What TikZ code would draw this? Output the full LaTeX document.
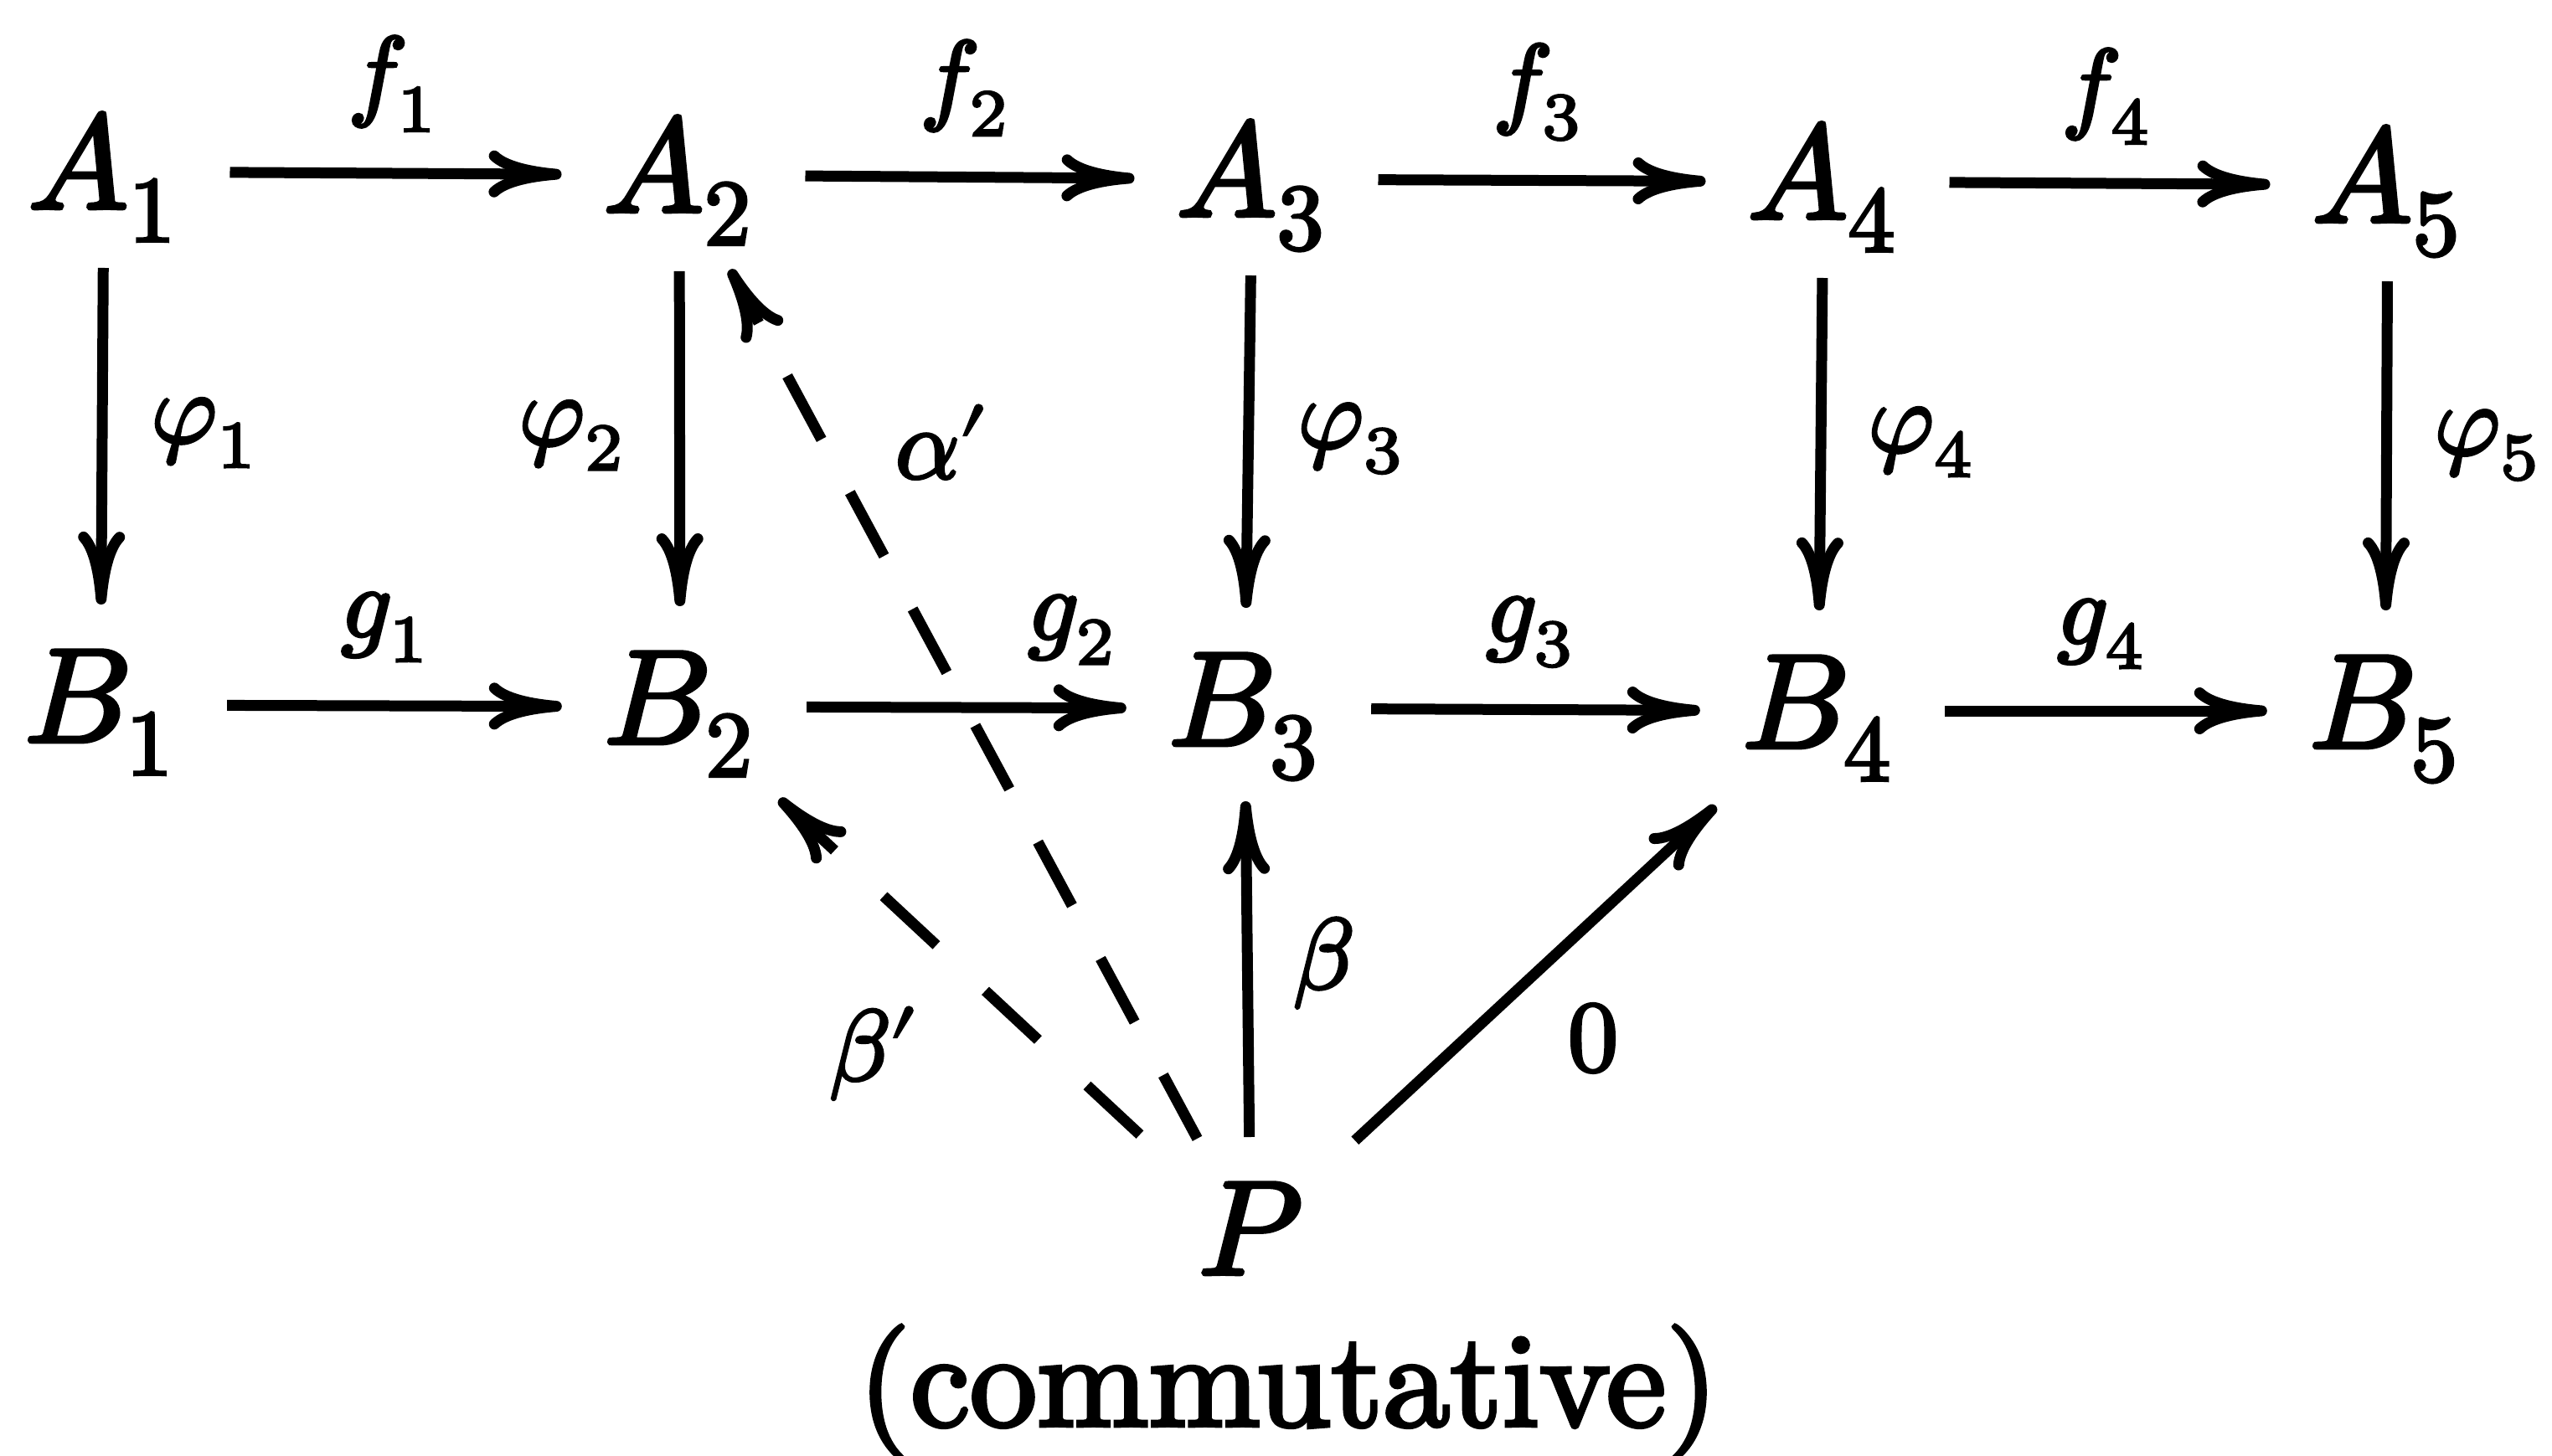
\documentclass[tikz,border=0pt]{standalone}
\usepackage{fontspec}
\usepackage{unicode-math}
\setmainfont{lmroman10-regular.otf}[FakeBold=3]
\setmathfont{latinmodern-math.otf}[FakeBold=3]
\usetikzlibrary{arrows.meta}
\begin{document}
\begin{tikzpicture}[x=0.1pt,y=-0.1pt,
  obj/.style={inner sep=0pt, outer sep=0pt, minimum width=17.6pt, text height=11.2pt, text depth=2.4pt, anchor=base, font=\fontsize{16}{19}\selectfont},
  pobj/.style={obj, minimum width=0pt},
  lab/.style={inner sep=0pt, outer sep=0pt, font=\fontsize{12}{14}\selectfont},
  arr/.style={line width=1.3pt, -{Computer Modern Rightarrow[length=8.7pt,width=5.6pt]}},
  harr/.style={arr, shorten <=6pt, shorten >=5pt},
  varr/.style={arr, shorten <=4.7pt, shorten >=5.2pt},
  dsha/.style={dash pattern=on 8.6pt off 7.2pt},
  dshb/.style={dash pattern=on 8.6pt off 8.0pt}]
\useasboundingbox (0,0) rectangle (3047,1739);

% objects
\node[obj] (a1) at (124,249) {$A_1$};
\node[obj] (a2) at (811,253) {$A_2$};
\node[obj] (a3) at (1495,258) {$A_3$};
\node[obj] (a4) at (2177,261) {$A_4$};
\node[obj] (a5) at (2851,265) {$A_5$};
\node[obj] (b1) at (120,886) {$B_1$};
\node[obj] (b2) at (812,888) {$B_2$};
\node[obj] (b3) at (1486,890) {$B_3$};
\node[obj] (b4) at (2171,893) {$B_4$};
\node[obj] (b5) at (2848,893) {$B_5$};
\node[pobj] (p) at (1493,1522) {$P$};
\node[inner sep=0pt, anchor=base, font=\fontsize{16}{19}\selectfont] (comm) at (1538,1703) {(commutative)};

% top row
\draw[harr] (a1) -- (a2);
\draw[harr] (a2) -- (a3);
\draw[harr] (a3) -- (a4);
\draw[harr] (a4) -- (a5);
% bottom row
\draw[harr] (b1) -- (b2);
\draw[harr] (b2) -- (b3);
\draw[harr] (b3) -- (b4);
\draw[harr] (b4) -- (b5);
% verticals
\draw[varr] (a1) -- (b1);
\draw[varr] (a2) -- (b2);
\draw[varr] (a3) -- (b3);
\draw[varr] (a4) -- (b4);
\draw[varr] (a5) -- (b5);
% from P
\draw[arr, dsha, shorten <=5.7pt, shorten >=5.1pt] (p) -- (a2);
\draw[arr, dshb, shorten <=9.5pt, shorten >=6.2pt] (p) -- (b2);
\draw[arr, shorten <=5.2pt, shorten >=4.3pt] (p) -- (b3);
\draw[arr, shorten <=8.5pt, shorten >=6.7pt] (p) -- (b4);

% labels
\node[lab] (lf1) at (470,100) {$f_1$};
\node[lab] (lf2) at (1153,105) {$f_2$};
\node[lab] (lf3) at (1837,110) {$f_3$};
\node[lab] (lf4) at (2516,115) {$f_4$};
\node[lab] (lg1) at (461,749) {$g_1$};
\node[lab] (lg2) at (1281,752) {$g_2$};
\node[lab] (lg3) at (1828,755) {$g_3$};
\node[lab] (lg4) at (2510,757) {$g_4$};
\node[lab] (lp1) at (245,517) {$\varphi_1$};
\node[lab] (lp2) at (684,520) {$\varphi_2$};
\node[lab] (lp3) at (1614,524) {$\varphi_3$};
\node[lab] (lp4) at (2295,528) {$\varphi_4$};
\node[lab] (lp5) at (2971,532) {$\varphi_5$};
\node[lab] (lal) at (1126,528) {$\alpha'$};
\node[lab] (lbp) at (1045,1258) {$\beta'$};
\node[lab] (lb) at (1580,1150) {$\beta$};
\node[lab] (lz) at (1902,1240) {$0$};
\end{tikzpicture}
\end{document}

What to do: Starting at the first line of the material, output exactly the lines up to and including the one with "(0,0) rectangle (3047,1739);". Do not include the pictures.

Answer to this task:
What TikZ code would draw this? Output the full LaTeX document.
\documentclass[tikz,border=0pt]{standalone}
\usepackage{fontspec}
\usepackage{unicode-math}
\setmainfont{lmroman10-regular.otf}[FakeBold=3]
\setmathfont{latinmodern-math.otf}[FakeBold=3]
\usetikzlibrary{arrows.meta}
\begin{document}
\begin{tikzpicture}[x=0.1pt,y=-0.1pt,
  obj/.style={inner sep=0pt, outer sep=0pt, minimum width=17.6pt, text height=11.2pt, text depth=2.4pt, anchor=base, font=\fontsize{16}{19}\selectfont},
  pobj/.style={obj, minimum width=0pt},
  lab/.style={inner sep=0pt, outer sep=0pt, font=\fontsize{12}{14}\selectfont},
  arr/.style={line width=1.3pt, -{Computer Modern Rightarrow[length=8.7pt,width=5.6pt]}},
  harr/.style={arr, shorten <=6pt, shorten >=5pt},
  varr/.style={arr, shorten <=4.7pt, shorten >=5.2pt},
  dsha/.style={dash pattern=on 8.6pt off 7.2pt},
  dshb/.style={dash pattern=on 8.6pt off 8.0pt}]
\useasboundingbox (0,0) rectangle (3047,1739);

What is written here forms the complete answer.